--- begin ---
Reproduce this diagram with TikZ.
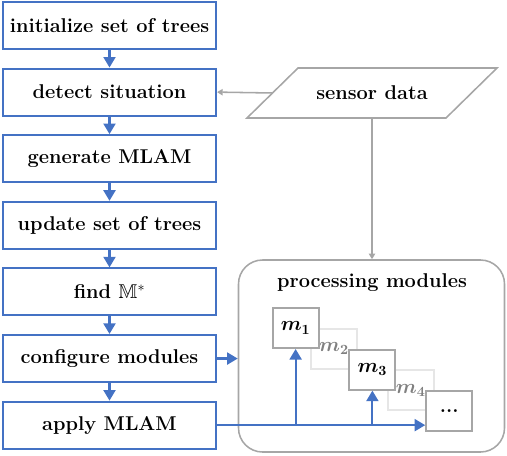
\documentclass[tikz,border=0pt]{standalone}
\usepackage{amssymb}
\usepackage{bm}
\usetikzlibrary{arrows.meta,positioning}

\definecolor{flowblue}{RGB}{68,114,196}
\definecolor{boxgray}{RGB}{166,166,166}
\definecolor{fadegray}{RGB}{230,230,230}
\definecolor{fadetext}{RGB}{128,128,128}

\begin{document}
\begin{tikzpicture}[
    font=\fontsize{14.2}{17}\selectfont\bfseries,
    node distance=0.4375cm,
    stage/.style={
        draw=flowblue, line width=1.5pt, fill=white,
        minimum width=5.325cm, minimum height=1.175cm,
    },
    flow/.style={
        draw=flowblue, line width=1.5pt,
        -{Triangle[width=8.5pt,length=7.5pt]},
    },
    feed/.style={
        draw=boxgray, line width=1.1pt,
        -{Triangle[width=4.5pt,length=4pt]},
    },
    module/.style={
        draw=boxgray, line width=1.4pt, fill=white,
        minimum width=1.15cm, minimum height=1cm, inner sep=0pt,
    },
    idle module/.style={
        module, draw=fadegray, text=fadetext,
    },
    ]
    \useasboundingbox (0,0) rectangle (12.675,-11.375);
    % left column
    \node [stage] (init) at (2.7375,-0.6375) {initialize set of trees};
    \node [stage, below=of init] (detect) {detect situation};
    \node [stage, below=of detect] (generate) {generate MLAM};
    \node [stage, below=of generate] (update) {update set of trees};
    \node [stage, below=of update] (find) {find $\mathbb{M}^*$};
    \node [stage, below=of find] (configure) {configure modules};
    \node [stage, below=of configure] (apply) {apply MLAM};
    \draw [flow] (init) -- (detect);
    \draw [flow] (detect) -- (generate);
    \draw [flow] (generate) -- (update);
    \draw [flow] (update) -- (find);
    \draw [flow] (find) -- (configure);
    \draw [flow] (configure) -- (apply);
    % sensor input
    \node [minimum width=4.975cm, minimum height=1.25cm, outer sep=0pt] (sensor)
        at (9.3,-2.325) {sensor data};
    \draw [boxgray, line width=1.1pt]
        ([xshift=-0.6375cm]sensor.south west) -- ([xshift=-0.6375cm]sensor.south east)
        -- ([xshift=0.6375cm]sensor.north east) -- ([xshift=0.6375cm]sensor.north west)
        -- cycle;
    \draw [feed] (sensor.west) -- (detect.east);
    % modules
    \node [draw=boxgray, line width=1.1pt, rounded corners=0.6cm,
        minimum width=6.65cm, minimum height=4.8cm] (modules)
        at (9.2875,-8.9) {};
    \node (title) at (9.3,-7.075) {processing modules};
    \draw [feed] (sensor.south) -- (sensor.south |- modules.north);
    \node [idle module] (m2) at (8.35,-8.72) {$\bm{m_2}$};
    \node [idle module] (m4) at (10.27,-9.76) {$\bm{m_4}$};
    \node [module] (m1) at (7.39,-8.2) {$\bm{m_1}$};
    \node [module] (m3) at (9.31,-9.24) {$\bm{m_3}$};
    \node [module] (more) at (11.23,-10.28) {...};
    \draw [flow] (configure.east) -- (configure.east -| modules.west);
    \draw [flow] (apply.east) -- (apply.east -| more.west);
    \draw [flow] (m1.south |- apply.east) -- (m1.south);
    \draw [flow] (m3.south |- apply.east) -- (m3.south);
\end{tikzpicture}
\end{document}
--- end ---
Go through the material above and print all of it exactly, except the pictures.

=== Solved problem ===
Reproduce this diagram with TikZ.
\documentclass[tikz,border=0pt]{standalone}
\usepackage{amssymb}
\usepackage{bm}
\usetikzlibrary{arrows.meta,positioning}

\definecolor{flowblue}{RGB}{68,114,196}
\definecolor{boxgray}{RGB}{166,166,166}
\definecolor{fadegray}{RGB}{230,230,230}
\definecolor{fadetext}{RGB}{128,128,128}

\begin{document}
\begin{tikzpicture}[
    font=\fontsize{14.2}{17}\selectfont\bfseries,
    node distance=0.4375cm,
    stage/.style={
        draw=flowblue, line width=1.5pt, fill=white,
        minimum width=5.325cm, minimum height=1.175cm,
    },
    flow/.style={
        draw=flowblue, line width=1.5pt,
        -{Triangle[width=8.5pt,length=7.5pt]},
    },
    feed/.style={
        draw=boxgray, line width=1.1pt,
        -{Triangle[width=4.5pt,length=4pt]},
    },
    module/.style={
        draw=boxgray, line width=1.4pt, fill=white,
        minimum width=1.15cm, minimum height=1cm, inner sep=0pt,
    },
    idle module/.style={
        module, draw=fadegray, text=fadetext,
    },
    ]
    \useasboundingbox (0,0) rectangle (12.675,-11.375);
    % left column
    \node [stage] (init) at (2.7375,-0.6375) {initialize set of trees};
    \node [stage, below=of init] (detect) {detect situation};
    \node [stage, below=of detect] (generate) {generate MLAM};
    \node [stage, below=of generate] (update) {update set of trees};
    \node [stage, below=of update] (find) {find $\mathbb{M}^*$};
    \node [stage, below=of find] (configure) {configure modules};
    \node [stage, below=of configure] (apply) {apply MLAM};
    \draw [flow] (init) -- (detect);
    \draw [flow] (detect) -- (generate);
    \draw [flow] (generate) -- (update);
    \draw [flow] (update) -- (find);
    \draw [flow] (find) -- (configure);
    \draw [flow] (configure) -- (apply);
    % sensor input
    \node [minimum width=4.975cm, minimum height=1.25cm, outer sep=0pt] (sensor)
        at (9.3,-2.325) {sensor data};
    \draw [boxgray, line width=1.1pt]
        ([xshift=-0.6375cm]sensor.south west) -- ([xshift=-0.6375cm]sensor.south east)
        -- ([xshift=0.6375cm]sensor.north east) -- ([xshift=0.6375cm]sensor.north west)
        -- cycle;
    \draw [feed] (sensor.west) -- (detect.east);
    % modules
    \node [draw=boxgray, line width=1.1pt, rounded corners=0.6cm,
        minimum width=6.65cm, minimum height=4.8cm] (modules)
        at (9.2875,-8.9) {};
    \node (title) at (9.3,-7.075) {processing modules};
    \draw [feed] (sensor.south) -- (sensor.south |- modules.north);
    \node [idle module] (m2) at (8.35,-8.72) {$\bm{m_2}$};
    \node [idle module] (m4) at (10.27,-9.76) {$\bm{m_4}$};
    \node [module] (m1) at (7.39,-8.2) {$\bm{m_1}$};
    \node [module] (m3) at (9.31,-9.24) {$\bm{m_3}$};
    \node [module] (more) at (11.23,-10.28) {...};
    \draw [flow] (configure.east) -- (configure.east -| modules.west);
    \draw [flow] (apply.east) -- (apply.east -| more.west);
    \draw [flow] (m1.south |- apply.east) -- (m1.south);
    \draw [flow] (m3.south |- apply.east) -- (m3.south);
\end{tikzpicture}
\end{document}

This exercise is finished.